[Source code of charts]
>> START

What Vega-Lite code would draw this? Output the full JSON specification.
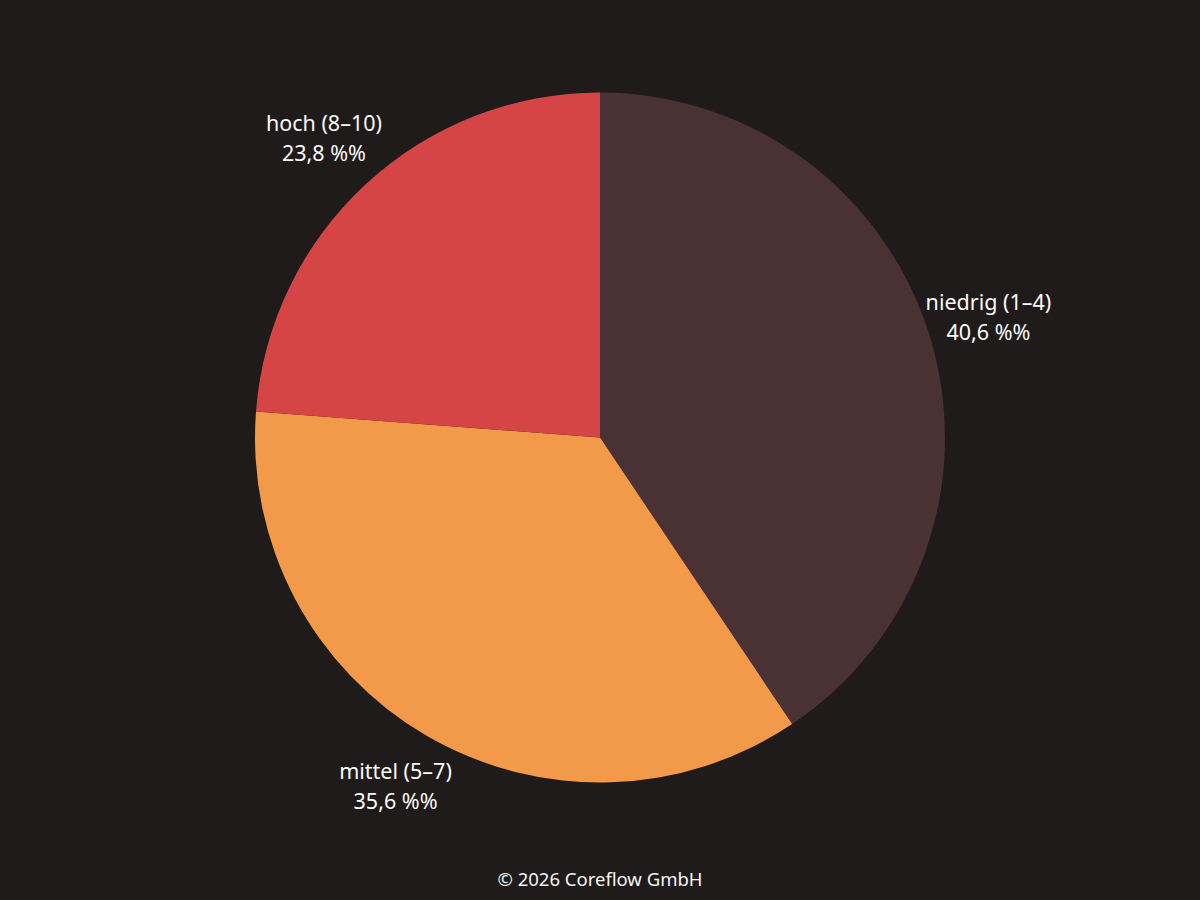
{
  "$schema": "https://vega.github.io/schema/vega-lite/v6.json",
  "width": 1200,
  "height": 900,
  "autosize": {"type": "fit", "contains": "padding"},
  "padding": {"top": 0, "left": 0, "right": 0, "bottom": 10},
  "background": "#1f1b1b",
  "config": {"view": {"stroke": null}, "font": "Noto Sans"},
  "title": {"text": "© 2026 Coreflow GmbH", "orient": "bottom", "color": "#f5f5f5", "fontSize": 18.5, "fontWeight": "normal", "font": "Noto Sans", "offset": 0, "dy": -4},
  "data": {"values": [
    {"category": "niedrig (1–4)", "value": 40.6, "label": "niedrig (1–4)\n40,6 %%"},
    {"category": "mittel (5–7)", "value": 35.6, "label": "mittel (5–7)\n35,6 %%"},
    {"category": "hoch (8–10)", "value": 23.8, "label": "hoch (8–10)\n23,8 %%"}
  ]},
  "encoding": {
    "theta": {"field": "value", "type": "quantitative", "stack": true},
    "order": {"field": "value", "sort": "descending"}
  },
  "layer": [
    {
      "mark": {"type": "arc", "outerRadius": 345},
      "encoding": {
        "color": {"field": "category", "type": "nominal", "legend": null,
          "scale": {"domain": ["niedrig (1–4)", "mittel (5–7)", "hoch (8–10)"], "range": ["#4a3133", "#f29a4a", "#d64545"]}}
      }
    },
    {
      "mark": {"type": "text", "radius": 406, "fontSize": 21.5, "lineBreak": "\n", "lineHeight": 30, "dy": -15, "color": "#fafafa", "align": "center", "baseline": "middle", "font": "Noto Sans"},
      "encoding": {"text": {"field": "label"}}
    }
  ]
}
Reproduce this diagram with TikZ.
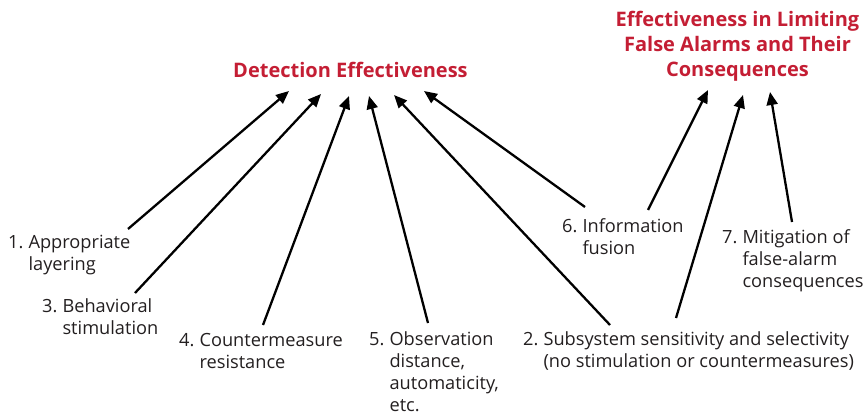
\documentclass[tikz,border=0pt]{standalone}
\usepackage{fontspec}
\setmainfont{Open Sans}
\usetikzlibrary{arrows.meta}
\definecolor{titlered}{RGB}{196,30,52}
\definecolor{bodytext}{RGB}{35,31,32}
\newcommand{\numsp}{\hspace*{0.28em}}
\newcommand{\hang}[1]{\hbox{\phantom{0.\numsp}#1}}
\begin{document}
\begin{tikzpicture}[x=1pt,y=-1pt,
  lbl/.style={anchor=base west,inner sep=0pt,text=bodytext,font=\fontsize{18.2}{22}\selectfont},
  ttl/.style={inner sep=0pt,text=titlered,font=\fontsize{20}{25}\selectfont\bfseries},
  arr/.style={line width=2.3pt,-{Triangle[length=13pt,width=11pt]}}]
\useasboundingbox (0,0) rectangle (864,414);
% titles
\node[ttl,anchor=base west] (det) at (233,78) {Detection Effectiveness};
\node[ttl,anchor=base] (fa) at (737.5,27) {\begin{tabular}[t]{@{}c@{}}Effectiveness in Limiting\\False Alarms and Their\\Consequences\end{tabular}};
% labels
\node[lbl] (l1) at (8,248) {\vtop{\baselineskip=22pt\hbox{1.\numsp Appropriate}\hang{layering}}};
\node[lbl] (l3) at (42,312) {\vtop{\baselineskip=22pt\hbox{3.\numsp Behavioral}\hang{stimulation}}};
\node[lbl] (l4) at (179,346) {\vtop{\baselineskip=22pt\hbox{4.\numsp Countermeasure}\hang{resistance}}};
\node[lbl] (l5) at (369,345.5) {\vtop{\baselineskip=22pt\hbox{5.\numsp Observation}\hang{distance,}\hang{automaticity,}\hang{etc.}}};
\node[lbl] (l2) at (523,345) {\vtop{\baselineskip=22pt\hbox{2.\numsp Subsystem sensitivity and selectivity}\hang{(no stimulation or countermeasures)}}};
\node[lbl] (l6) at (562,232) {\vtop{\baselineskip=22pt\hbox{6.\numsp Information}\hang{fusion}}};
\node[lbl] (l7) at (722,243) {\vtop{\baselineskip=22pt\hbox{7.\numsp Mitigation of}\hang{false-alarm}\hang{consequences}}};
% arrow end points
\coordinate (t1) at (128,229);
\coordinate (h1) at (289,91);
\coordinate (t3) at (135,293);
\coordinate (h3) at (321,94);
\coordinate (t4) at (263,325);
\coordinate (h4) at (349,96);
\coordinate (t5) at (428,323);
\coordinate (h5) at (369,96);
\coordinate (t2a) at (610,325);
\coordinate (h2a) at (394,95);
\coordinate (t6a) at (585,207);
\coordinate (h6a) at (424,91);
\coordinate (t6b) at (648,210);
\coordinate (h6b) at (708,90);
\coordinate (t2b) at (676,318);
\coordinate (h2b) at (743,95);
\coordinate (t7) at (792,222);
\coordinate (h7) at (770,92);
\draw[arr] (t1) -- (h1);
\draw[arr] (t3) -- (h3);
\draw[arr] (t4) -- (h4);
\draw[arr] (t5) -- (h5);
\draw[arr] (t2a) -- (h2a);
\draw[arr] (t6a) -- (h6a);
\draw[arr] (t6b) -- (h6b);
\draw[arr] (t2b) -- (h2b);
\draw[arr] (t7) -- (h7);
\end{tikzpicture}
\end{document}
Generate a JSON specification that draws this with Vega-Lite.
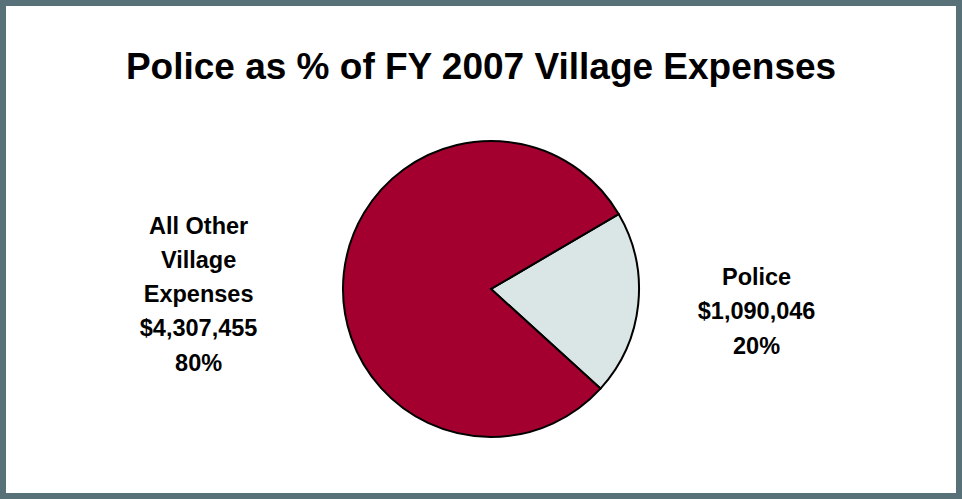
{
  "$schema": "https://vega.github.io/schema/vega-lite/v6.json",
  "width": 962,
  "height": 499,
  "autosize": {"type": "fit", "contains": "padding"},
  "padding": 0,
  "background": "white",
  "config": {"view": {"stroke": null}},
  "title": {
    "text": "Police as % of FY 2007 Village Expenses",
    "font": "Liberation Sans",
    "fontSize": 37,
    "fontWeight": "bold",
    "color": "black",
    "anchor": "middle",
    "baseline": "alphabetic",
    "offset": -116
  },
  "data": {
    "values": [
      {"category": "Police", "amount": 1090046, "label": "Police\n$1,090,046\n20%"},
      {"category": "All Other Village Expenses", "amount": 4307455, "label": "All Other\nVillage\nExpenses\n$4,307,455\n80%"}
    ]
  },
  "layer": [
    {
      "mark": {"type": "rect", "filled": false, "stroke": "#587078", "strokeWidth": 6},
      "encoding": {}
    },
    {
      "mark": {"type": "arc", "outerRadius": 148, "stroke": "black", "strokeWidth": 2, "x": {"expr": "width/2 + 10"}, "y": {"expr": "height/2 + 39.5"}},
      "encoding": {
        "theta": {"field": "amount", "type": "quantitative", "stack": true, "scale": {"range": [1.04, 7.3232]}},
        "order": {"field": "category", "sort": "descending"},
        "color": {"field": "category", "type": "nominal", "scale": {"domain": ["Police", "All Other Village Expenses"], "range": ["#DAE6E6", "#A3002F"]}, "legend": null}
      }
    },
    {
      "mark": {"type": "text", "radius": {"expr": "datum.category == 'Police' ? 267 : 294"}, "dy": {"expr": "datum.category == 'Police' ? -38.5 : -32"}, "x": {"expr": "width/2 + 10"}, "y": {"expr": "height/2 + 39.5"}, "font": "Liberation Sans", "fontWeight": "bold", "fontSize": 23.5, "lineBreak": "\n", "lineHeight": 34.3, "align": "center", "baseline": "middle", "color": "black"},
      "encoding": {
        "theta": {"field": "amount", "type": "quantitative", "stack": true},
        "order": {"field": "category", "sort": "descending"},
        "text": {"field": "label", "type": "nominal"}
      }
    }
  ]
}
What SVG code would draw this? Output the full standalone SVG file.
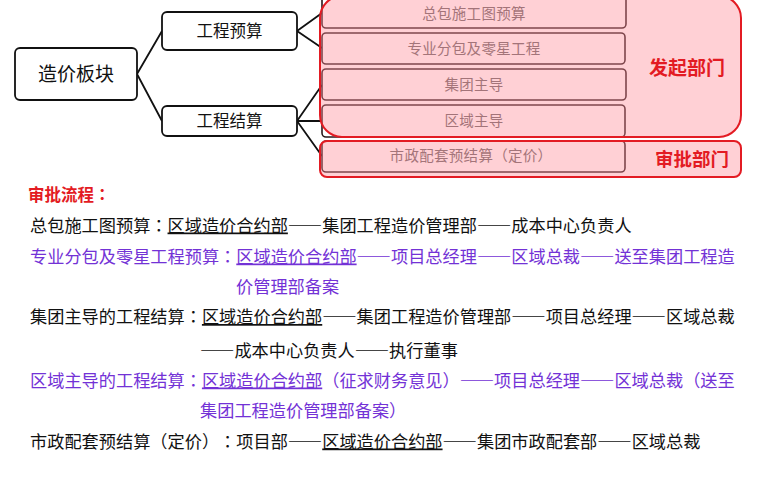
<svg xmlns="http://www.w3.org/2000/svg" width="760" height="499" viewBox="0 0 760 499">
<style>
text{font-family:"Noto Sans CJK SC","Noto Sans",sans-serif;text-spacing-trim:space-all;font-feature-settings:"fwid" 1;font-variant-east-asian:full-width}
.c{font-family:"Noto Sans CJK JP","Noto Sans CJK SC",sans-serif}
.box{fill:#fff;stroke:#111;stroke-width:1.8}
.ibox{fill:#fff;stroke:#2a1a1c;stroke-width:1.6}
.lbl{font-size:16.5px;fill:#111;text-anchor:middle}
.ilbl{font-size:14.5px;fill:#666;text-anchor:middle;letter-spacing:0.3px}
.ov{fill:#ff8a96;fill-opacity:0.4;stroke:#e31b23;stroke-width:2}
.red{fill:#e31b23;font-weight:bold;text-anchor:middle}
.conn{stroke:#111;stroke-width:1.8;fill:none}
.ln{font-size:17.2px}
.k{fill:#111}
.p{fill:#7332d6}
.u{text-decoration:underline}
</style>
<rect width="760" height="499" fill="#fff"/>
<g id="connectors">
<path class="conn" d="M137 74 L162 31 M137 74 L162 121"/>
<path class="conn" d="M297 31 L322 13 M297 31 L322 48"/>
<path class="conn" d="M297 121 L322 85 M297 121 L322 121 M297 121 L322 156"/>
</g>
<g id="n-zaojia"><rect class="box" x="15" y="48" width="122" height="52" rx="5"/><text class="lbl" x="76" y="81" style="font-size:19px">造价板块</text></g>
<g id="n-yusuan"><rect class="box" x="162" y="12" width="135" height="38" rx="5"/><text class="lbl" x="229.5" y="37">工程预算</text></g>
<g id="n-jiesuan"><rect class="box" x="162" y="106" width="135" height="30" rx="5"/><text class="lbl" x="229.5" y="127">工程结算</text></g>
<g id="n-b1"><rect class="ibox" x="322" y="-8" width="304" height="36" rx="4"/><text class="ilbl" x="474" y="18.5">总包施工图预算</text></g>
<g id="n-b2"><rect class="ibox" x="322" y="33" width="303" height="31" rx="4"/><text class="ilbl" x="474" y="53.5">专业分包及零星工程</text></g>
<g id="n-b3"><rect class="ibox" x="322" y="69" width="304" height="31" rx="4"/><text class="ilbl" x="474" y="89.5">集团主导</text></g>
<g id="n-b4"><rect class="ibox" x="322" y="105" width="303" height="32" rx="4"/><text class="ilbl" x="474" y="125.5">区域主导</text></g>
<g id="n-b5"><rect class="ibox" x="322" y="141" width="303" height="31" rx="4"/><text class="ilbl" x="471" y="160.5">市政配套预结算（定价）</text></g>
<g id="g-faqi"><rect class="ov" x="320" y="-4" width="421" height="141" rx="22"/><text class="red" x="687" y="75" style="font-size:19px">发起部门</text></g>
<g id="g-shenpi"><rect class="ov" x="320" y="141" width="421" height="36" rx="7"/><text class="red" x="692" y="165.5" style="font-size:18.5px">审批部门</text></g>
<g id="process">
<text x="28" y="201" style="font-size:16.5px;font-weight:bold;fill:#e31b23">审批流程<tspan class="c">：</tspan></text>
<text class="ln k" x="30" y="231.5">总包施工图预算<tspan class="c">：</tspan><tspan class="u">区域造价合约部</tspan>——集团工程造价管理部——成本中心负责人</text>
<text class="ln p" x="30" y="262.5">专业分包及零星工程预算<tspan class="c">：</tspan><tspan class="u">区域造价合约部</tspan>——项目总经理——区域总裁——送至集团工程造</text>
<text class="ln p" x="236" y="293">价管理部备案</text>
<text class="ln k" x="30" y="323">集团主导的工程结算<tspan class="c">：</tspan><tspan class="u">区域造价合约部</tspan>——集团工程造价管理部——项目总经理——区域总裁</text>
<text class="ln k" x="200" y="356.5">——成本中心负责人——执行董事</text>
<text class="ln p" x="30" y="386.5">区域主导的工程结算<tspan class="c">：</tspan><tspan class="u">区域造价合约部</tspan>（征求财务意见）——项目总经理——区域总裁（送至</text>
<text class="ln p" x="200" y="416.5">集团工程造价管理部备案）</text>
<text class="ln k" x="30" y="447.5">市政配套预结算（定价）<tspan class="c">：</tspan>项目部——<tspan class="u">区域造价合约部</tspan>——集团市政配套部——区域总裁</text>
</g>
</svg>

>> END

• [WHAT YOU WILL DO] Copy down every line of the material above that includes the string "this".

• [EXERCISE ANSWER]
What Vega-Lite code would draw this? Output the full JSON specification.
Reproduce this diagram with TikZ.
Generate a JSON specification that draws this with Vega-Lite.
What SVG code would draw this? Output the full standalone SVG file.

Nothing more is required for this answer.